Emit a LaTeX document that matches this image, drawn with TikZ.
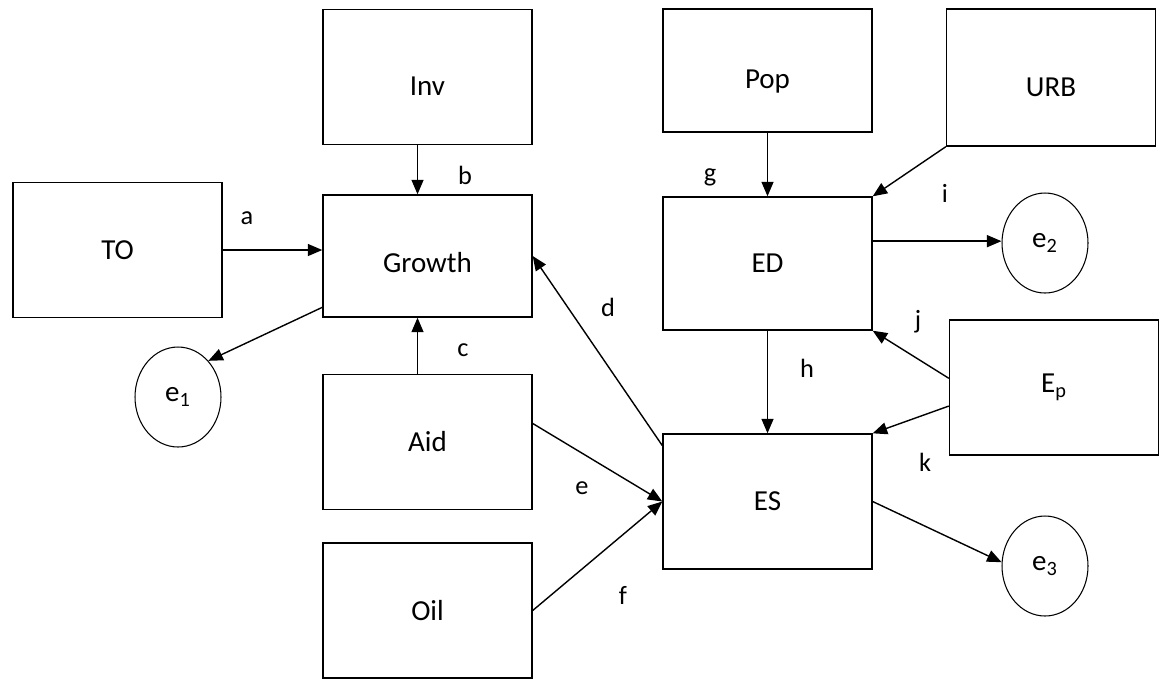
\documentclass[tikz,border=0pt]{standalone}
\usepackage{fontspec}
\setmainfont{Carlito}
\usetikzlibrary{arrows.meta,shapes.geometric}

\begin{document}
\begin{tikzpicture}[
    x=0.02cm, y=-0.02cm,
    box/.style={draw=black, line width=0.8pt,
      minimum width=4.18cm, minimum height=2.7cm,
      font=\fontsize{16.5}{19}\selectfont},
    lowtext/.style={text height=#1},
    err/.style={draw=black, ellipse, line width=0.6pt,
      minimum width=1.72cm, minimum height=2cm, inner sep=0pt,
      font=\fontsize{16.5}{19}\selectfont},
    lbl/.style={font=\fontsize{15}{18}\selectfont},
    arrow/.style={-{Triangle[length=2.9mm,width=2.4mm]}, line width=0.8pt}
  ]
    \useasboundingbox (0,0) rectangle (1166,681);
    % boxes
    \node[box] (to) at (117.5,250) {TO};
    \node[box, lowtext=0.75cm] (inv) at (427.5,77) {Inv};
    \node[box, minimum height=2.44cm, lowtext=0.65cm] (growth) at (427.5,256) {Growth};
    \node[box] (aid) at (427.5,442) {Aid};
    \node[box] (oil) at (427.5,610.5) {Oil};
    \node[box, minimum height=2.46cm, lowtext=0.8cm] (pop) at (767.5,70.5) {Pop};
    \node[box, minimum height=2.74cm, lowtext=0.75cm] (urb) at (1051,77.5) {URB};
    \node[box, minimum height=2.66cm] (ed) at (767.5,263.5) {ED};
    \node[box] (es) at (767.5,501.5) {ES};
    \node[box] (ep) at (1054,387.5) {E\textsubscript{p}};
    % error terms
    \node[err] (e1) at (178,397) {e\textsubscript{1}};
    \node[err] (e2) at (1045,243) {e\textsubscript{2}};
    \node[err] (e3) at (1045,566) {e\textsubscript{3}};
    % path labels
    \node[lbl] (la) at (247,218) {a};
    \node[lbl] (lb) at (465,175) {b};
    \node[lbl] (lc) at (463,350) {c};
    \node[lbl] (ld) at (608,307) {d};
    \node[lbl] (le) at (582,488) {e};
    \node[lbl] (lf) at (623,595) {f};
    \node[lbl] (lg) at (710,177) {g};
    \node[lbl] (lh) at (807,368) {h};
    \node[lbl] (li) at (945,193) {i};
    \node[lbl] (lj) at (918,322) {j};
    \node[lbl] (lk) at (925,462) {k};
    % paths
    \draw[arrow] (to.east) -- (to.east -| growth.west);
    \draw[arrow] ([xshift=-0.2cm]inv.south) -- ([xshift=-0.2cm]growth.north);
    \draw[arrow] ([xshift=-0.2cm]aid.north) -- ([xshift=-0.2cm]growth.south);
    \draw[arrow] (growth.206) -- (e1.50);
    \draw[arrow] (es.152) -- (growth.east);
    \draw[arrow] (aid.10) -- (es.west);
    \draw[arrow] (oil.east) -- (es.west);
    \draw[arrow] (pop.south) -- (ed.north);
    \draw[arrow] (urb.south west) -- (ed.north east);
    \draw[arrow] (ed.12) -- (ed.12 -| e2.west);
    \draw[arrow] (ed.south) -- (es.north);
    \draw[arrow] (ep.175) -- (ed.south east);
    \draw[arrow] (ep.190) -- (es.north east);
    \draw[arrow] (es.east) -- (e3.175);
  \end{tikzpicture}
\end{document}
####
Copy each line above precisely, dropping the pictures.

● Task solution
Emit a LaTeX document that matches this image, drawn with TikZ.
\documentclass[tikz,border=0pt]{standalone}
\usepackage{fontspec}
\setmainfont{Carlito}
\usetikzlibrary{arrows.meta,shapes.geometric}

\begin{document}
\begin{tikzpicture}[
    x=0.02cm, y=-0.02cm,
    box/.style={draw=black, line width=0.8pt,
      minimum width=4.18cm, minimum height=2.7cm,
      font=\fontsize{16.5}{19}\selectfont},
    lowtext/.style={text height=#1},
    err/.style={draw=black, ellipse, line width=0.6pt,
      minimum width=1.72cm, minimum height=2cm, inner sep=0pt,
      font=\fontsize{16.5}{19}\selectfont},
    lbl/.style={font=\fontsize{15}{18}\selectfont},
    arrow/.style={-{Triangle[length=2.9mm,width=2.4mm]}, line width=0.8pt}
  ]
    \useasboundingbox (0,0) rectangle (1166,681);
    % boxes
    \node[box] (to) at (117.5,250) {TO};
    \node[box, lowtext=0.75cm] (inv) at (427.5,77) {Inv};
    \node[box, minimum height=2.44cm, lowtext=0.65cm] (growth) at (427.5,256) {Growth};
    \node[box] (aid) at (427.5,442) {Aid};
    \node[box] (oil) at (427.5,610.5) {Oil};
    \node[box, minimum height=2.46cm, lowtext=0.8cm] (pop) at (767.5,70.5) {Pop};
    \node[box, minimum height=2.74cm, lowtext=0.75cm] (urb) at (1051,77.5) {URB};
    \node[box, minimum height=2.66cm] (ed) at (767.5,263.5) {ED};
    \node[box] (es) at (767.5,501.5) {ES};
    \node[box] (ep) at (1054,387.5) {E\textsubscript{p}};
    % error terms
    \node[err] (e1) at (178,397) {e\textsubscript{1}};
    \node[err] (e2) at (1045,243) {e\textsubscript{2}};
    \node[err] (e3) at (1045,566) {e\textsubscript{3}};
    % path labels
    \node[lbl] (la) at (247,218) {a};
    \node[lbl] (lb) at (465,175) {b};
    \node[lbl] (lc) at (463,350) {c};
    \node[lbl] (ld) at (608,307) {d};
    \node[lbl] (le) at (582,488) {e};
    \node[lbl] (lf) at (623,595) {f};
    \node[lbl] (lg) at (710,177) {g};
    \node[lbl] (lh) at (807,368) {h};
    \node[lbl] (li) at (945,193) {i};
    \node[lbl] (lj) at (918,322) {j};
    \node[lbl] (lk) at (925,462) {k};
    % paths
    \draw[arrow] (to.east) -- (to.east -| growth.west);
    \draw[arrow] ([xshift=-0.2cm]inv.south) -- ([xshift=-0.2cm]growth.north);
    \draw[arrow] ([xshift=-0.2cm]aid.north) -- ([xshift=-0.2cm]growth.south);
    \draw[arrow] (growth.206) -- (e1.50);
    \draw[arrow] (es.152) -- (growth.east);
    \draw[arrow] (aid.10) -- (es.west);
    \draw[arrow] (oil.east) -- (es.west);
    \draw[arrow] (pop.south) -- (ed.north);
    \draw[arrow] (urb.south west) -- (ed.north east);
    \draw[arrow] (ed.12) -- (ed.12 -| e2.west);
    \draw[arrow] (ed.south) -- (es.north);
    \draw[arrow] (ep.175) -- (ed.south east);
    \draw[arrow] (ep.190) -- (es.north east);
    \draw[arrow] (es.east) -- (e3.175);
  \end{tikzpicture}
\end{document}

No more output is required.